[Records from a data source]
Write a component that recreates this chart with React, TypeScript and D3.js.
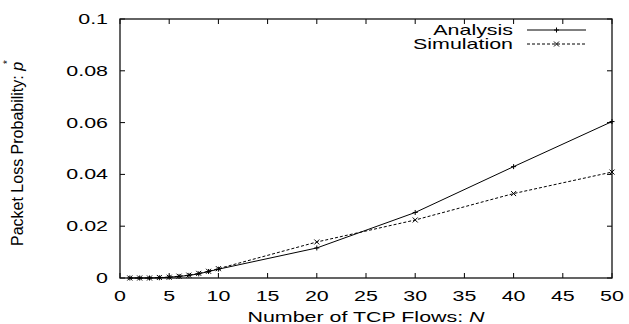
import { useEffect, useRef } from "react";
import * as d3 from "d3";

// Número de flujos TCP
const flows: number[] = [1, 2, 3, 4, 5, 6, 7, 8, 9, 10, 20, 30, 40, 50];
// Probabilidad de pérdida (análisis)
const analysis: number[] = [0.0, 0.0, 0.0, 0.0001, 0.0003, 0.0006, 0.001, 0.0016, 0.0025, 0.0034, 0.0116, 0.0253, 0.043, 0.0604];
// Probabilidad de pérdida (simulación)
const simulation: number[] = [0.0, 0.0, 0.0, 0.0002, 0.0003, 0.0007, 0.0011, 0.0018, 0.0026, 0.0036, 0.0139, 0.0224, 0.0326, 0.0409];

const xTicks: number[] = [0, 5, 10, 15, 20, 25, 30, 35, 40, 45, 50];
const yTicks: number[] = [0, 0.02, 0.04, 0.06, 0.08, 0.1];
const yTickLabels: string[] = ["0", "0.02", "0.04", "0.06", "0.08", "0.1"];

const App = () => {
  const ref = useRef<SVGSVGElement | null>(null);

  useEffect(() => {
    if (!ref.current) return;
    const svg = d3.select(ref.current);
    svg.selectAll("*").remove();

    const W = 629;
    const H = 324;
    const margin = { top: 19, right: 17, bottom: 46, left: 120 };
    const width = W - margin.left - margin.right;
    const height = H - margin.top - margin.bottom;
    const font = "'Liberation Sans', Arial, Helvetica, sans-serif";
    const sx = 1.53; // el texto original está estirado en horizontal

    const g = svg.append("g").attr("transform", `translate(${margin.left},${margin.top})`);

    const x = d3.scaleLinear().domain([0, 50]).range([0, width]);
    const y = d3.scaleLinear().domain([0, 0.1]).range([height, 0]);

    // Marcas hacia dentro en los cuatro lados
    const tickLen = 5;
    xTicks.forEach((t) => {
      g.append("line").attr("x1", x(t)).attr("x2", x(t)).attr("y1", height).attr("y2", height - tickLen)
        .attr("stroke", "#000");
      g.append("line").attr("x1", x(t)).attr("x2", x(t)).attr("y1", 0).attr("y2", tickLen)
        .attr("stroke", "#000");
      g.append("text")
        .attr("transform", `translate(${x(t)},${height + 22.5}) scale(${sx},1)`)
        .attr("text-anchor", "middle")
        .style("font-family", font)
        .style("font-size", "14px")
        .text(String(t));
    });

    yTicks.forEach((t, i) => {
      g.append("line").attr("x1", 0).attr("x2", tickLen).attr("y1", y(t)).attr("y2", y(t))
        .attr("stroke", "#000");
      g.append("line").attr("x1", width).attr("x2", width - tickLen).attr("y1", y(t)).attr("y2", y(t))
        .attr("stroke", "#000");
      g.append("text")
        .attr("transform", `translate(-12,${y(t) + 5}) scale(${sx},1)`)
        .attr("text-anchor", "end")
        .style("font-family", font)
        .style("font-size", "14px")
        .text(yTickLabels[i]);
    });

    // Marco
    g.append("rect")
      .attr("x", 0).attr("y", 0).attr("width", width).attr("height", height)
      .attr("fill", "none").attr("stroke", "#111").attr("stroke-width", 1.3);

    // Series
    const line = d3.line<number>()
      .x((_, i) => x(flows[i]))
      .y((d) => y(d));

    g.append("path").datum(analysis)
      .attr("fill", "none").attr("stroke", "#000").attr("stroke-width", 1)
      .attr("d", line);

    g.append("path").datum(simulation)
      .attr("fill", "none").attr("stroke", "#000").attr("stroke-width", 1)
      .attr("stroke-dasharray", "3,2")
      .attr("d", line);

    const s = 2.5;
    const plus = (sel: any, cx: number, cy: number) => {
      sel.append("path")
        .attr("d", `M${cx - s},${cy}H${cx + s}M${cx},${cy - s}V${cy + s}`)
        .attr("stroke", "#000").attr("stroke-width", 1).attr("fill", "none");
    };
    const cross = (sel: any, cx: number, cy: number) => {
      sel.append("path")
        .attr("d", `M${cx - s},${cy - s}L${cx + s},${cy + s}M${cx - s},${cy + s}L${cx + s},${cy - s}`)
        .attr("stroke", "#000").attr("stroke-width", 1).attr("fill", "none");
    };

    analysis.forEach((d, i) => plus(g, x(flows[i]), y(d)));
    simulation.forEach((d, i) => cross(g, x(flows[i]), y(d)));

    // Leyenda
    const legend = svg.append("g");
    const items = [
      { label: "Analysis", dash: null, mark: plus, ly: 30 },
      { label: "Simulation", dash: "3,2", mark: cross, ly: 44 },
    ];
    items.forEach((it) => {
      legend.append("text")
        .attr("transform", `translate(513,${it.ly + 5}) scale(${sx},1)`)
        .attr("text-anchor", "end")
        .style("font-family", font)
        .style("font-size", "14px")
        .text(it.label);
      legend.append("line")
        .attr("x1", 527).attr("x2", 586).attr("y1", it.ly).attr("y2", it.ly)
        .attr("stroke", "#000").attr("stroke-width", 1)
        .attr("stroke-dasharray", it.dash);
      it.mark(legend, 556.5, it.ly);
    });

    // Etiquetas de ejes
    const xl = svg.append("text")
      .attr("transform", `translate(${margin.left + width / 2},322) scale(${sx},1)`)
      .attr("text-anchor", "middle")
      .style("font-family", font)
      .style("font-size", "14px");
    xl.append("tspan").text("Number of TCP Flows: ");
    xl.append("tspan").style("font-style", "italic").text("N");

    const yl = svg.append("text")
      .attr("transform", "translate(23,246) rotate(-90)")
      .attr("text-anchor", "start")
      .style("font-family", font)
      .style("font-size", "16px");
    yl.append("tspan").text("Packet Loss Probability: ");
    yl.append("tspan").style("font-style", "italic").text("p");
    yl.append("tspan").attr("dy", -12).attr("dx", -2).style("font-size", "10px").text("*");
  }, []);

  return (
    <svg
      ref={ref}
      width={629}
      height={324}
      style={{ position: "absolute", left: 0, top: 0, background: "#fff" }}
    />
  );
};

export default App;
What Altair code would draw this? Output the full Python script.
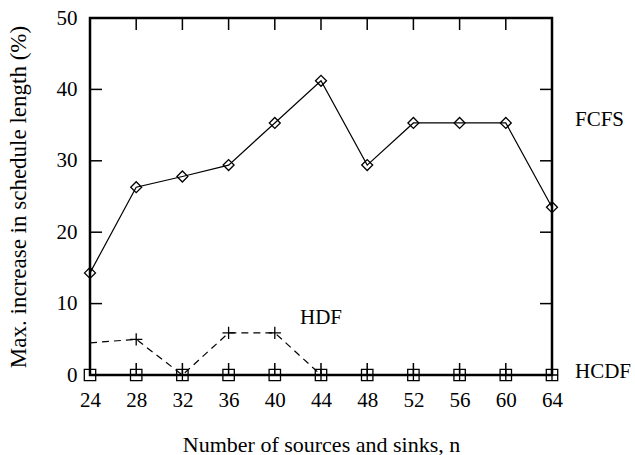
import altair as alt
import pandas as pd

n_values = [24, 28, 32, 36, 40, 44, 48, 52, 56, 60, 64]
fcfs = [14.3, 26.3, 27.8, 29.4, 35.3, 41.2, 29.4, 35.3, 35.3, 35.3, 23.5]
hdf = [4.5, 5.0, 0.0, 5.9, 5.9, 0.0, 0.0, 0.0, 0.0, 0.0, 0.0]
hcdf = [0.0] * 11

x_ticks = [24, 28, 32, 36, 40, 44, 48, 52, 56, 60, 64]
y_ticks = [0, 10, 20, 30, 40, 50]

label_names = ["FCFS", "HDF", "HCDF"]
label_x = [64, 44, 64]
label_y = [35.3, 8.0, 0.0]

W, H = 462, 357
FONT = "Liberation Serif"

rows = []
for i, n in enumerate(n_values):
    rows.append({"n": n, "v": fcfs[i], "s": "FCFS"})
    rows.append({"n": n, "v": hdf[i], "s": "HDF"})
    rows.append({"n": n, "v": hcdf[i], "s": "HCDF"})
df = pd.DataFrame(rows)

xs = alt.Scale(domain=[24, 64], nice=False, zero=False)
ys = alt.Scale(domain=[0, 50], nice=False)

xax = alt.Axis(values=x_ticks, tickSize=0, domain=False, grid=False, labelFontSize=21,
               labelFont=FONT, labelColor="black", labelPadding=14, labelFlush=False,
               title="Number of sources and sinks, n",
               titleFont=FONT, titleFontSize=22, titleFontWeight="normal", titleColor="black", titlePadding=24)
yax = alt.Axis(values=y_ticks, tickSize=0, domain=False, grid=False, labelFontSize=21,
               labelFont=FONT, labelColor="black", labelPadding=13, labelFlush=False,
               title="Max. increase in schedule length (%)",
               titleFont=FONT, titleFontSize=23, titleFontWeight="normal", titleColor="black", titlePadding=26)

base = alt.Chart(df)
X = alt.X("n:Q", scale=xs, axis=xax)
Y = alt.Y("v:Q", scale=ys, axis=yax)

fcfs_line = base.transform_filter(alt.datum.s == "FCFS").mark_line(color="black", strokeWidth=1.2).encode(x=X, y=Y)
fcfs_pts = base.transform_filter(alt.datum.s == "FCFS").mark_point(
    shape="diamond", size=120, color="black", strokeWidth=1.3, filled=False, opacity=1).encode(x=X, y=Y)

hdf_line = base.transform_filter(alt.datum.s == "HDF").mark_line(
    color="black", strokeWidth=1.2, strokeDash=[7, 5]).encode(x=X, y=Y)
hdf_pts = base.transform_filter((alt.datum.s == "HDF") & (alt.datum.n > 24)).mark_point(
    shape="M-1,0H1M0,-1V1", size=150, color="black", strokeWidth=1.3, filled=False, opacity=1).encode(x=X, y=Y)

hcdf_line = base.transform_filter(alt.datum.s == "HCDF").mark_line(color="black", strokeWidth=1.2).encode(x=X, y=Y)
hcdf_pts = base.transform_filter(alt.datum.s == "HCDF").mark_point(
    shape="square", size=130, color="black", strokeWidth=1.3, filled=False, opacity=1).encode(x=X, y=Y)

xt = alt.Chart(pd.DataFrame({"t": x_ticks}))
yt = alt.Chart(pd.DataFrame({"t": y_ticks}))
TL = 12
tick_xb = xt.mark_rule(color="black", strokeWidth=1.5).encode(
    x=alt.X("t:Q", scale=xs), y=alt.value(H), y2=alt.value(H - TL))
tick_xt = xt.mark_rule(color="black", strokeWidth=1.5).encode(
    x=alt.X("t:Q", scale=xs), y=alt.value(0), y2=alt.value(TL))
tick_yl = yt.mark_rule(color="black", strokeWidth=1.5).encode(
    y=alt.Y("t:Q", scale=ys), x=alt.value(0), x2=alt.value(TL))
tick_yr = yt.mark_rule(color="black", strokeWidth=1.5).encode(
    y=alt.Y("t:Q", scale=ys), x=alt.value(W), x2=alt.value(W - TL))

ldf = pd.DataFrame({"name": label_names, "x": label_x, "y": label_y})
lab_right = alt.Chart(ldf).transform_filter(alt.datum.name != "HDF").mark_text(
    align="left", baseline="middle", dx=23, dy=-3, font=FONT, fontSize=21, color="black").encode(
    x=alt.X("x:Q", scale=xs), y=alt.Y("y:Q", scale=ys), text="name:N")
lab_hdf = alt.Chart(ldf).transform_filter(alt.datum.name == "HDF").mark_text(
    align="center", baseline="middle", font=FONT, fontSize=21, color="black").encode(
    x=alt.X("x:Q", scale=xs), y=alt.Y("y:Q", scale=ys), text="name:N")

chart = alt.layer(
    hdf_line, hcdf_line, fcfs_line, tick_xb, tick_xt, tick_yl, tick_yr,
    hdf_pts, hcdf_pts, fcfs_pts, lab_right, lab_hdf
).properties(
    width=W, height=H,
    autosize=alt.AutoSizeParams(type="none"),
    padding={"left": 90, "top": 18, "right": 83, "bottom": 80},
    background="white",
).configure_view(stroke="black", strokeWidth=2.5)

chart.save("out.html", embed_options={"renderer": "svg", "actions": False})
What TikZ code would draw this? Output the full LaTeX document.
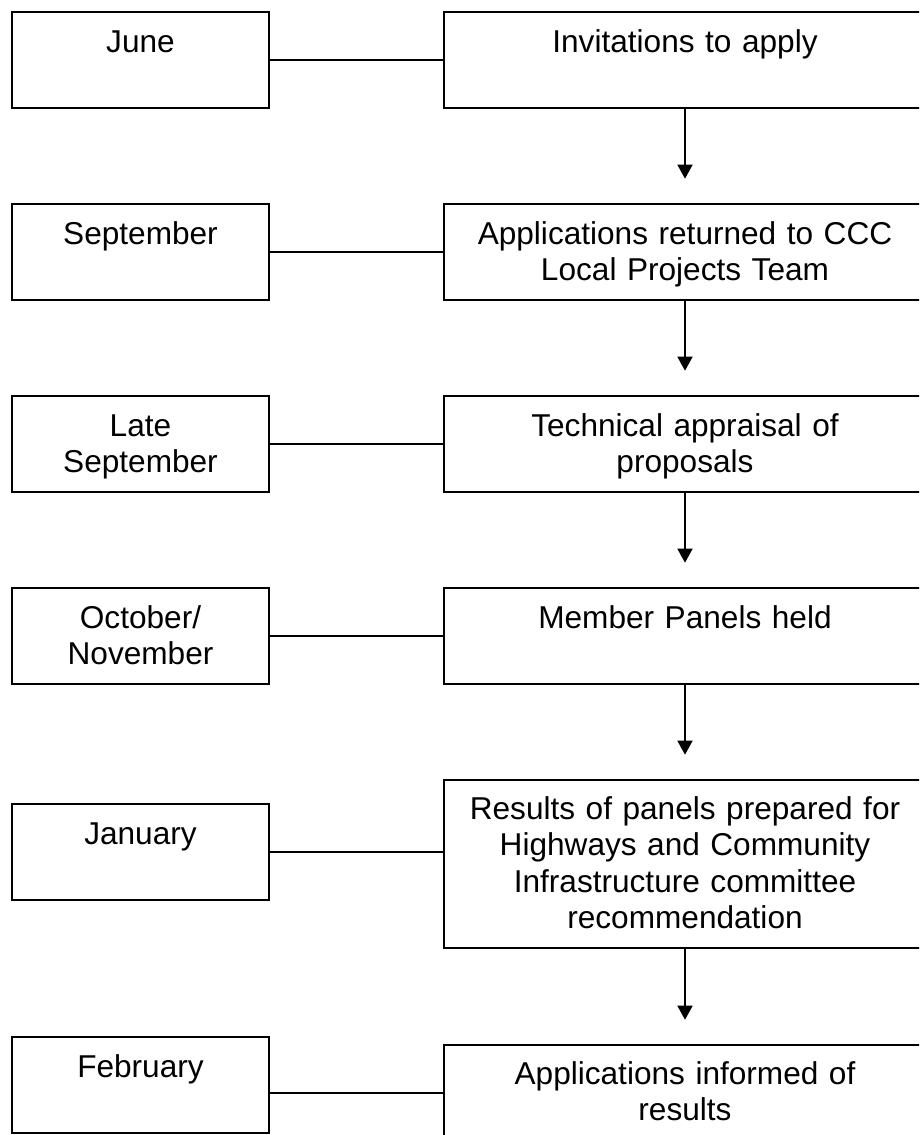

What is being asked ->
Could the lines from the top of the material through the line with "const yTickLabels: string[]" be repeated exactly, pictures left out?

Response to this exercise ->
Write a component that recreates this chart with React, TypeScript and D3.js.
import { useEffect, useRef } from "react";
import * as d3 from "d3";

// Número de flujos TCP
const flows: number[] = [1, 2, 3, 4, 5, 6, 7, 8, 9, 10, 20, 30, 40, 50];
// Probabilidad de pérdida (análisis)
const analysis: number[] = [0.0, 0.0, 0.0, 0.0001, 0.0003, 0.0006, 0.001, 0.0016, 0.0025, 0.0034, 0.0116, 0.0253, 0.043, 0.0604];
// Probabilidad de pérdida (simulación)
const simulation: number[] = [0.0, 0.0, 0.0, 0.0002, 0.0003, 0.0007, 0.0011, 0.0018, 0.0026, 0.0036, 0.0139, 0.0224, 0.0326, 0.0409];

const xTicks: number[] = [0, 5, 10, 15, 20, 25, 30, 35, 40, 45, 50];
const yTicks: number[] = [0, 0.02, 0.04, 0.06, 0.08, 0.1];
const yTickLabels: string[] = ["0", "0.02", "0.04", "0.06", "0.08", "0.1"];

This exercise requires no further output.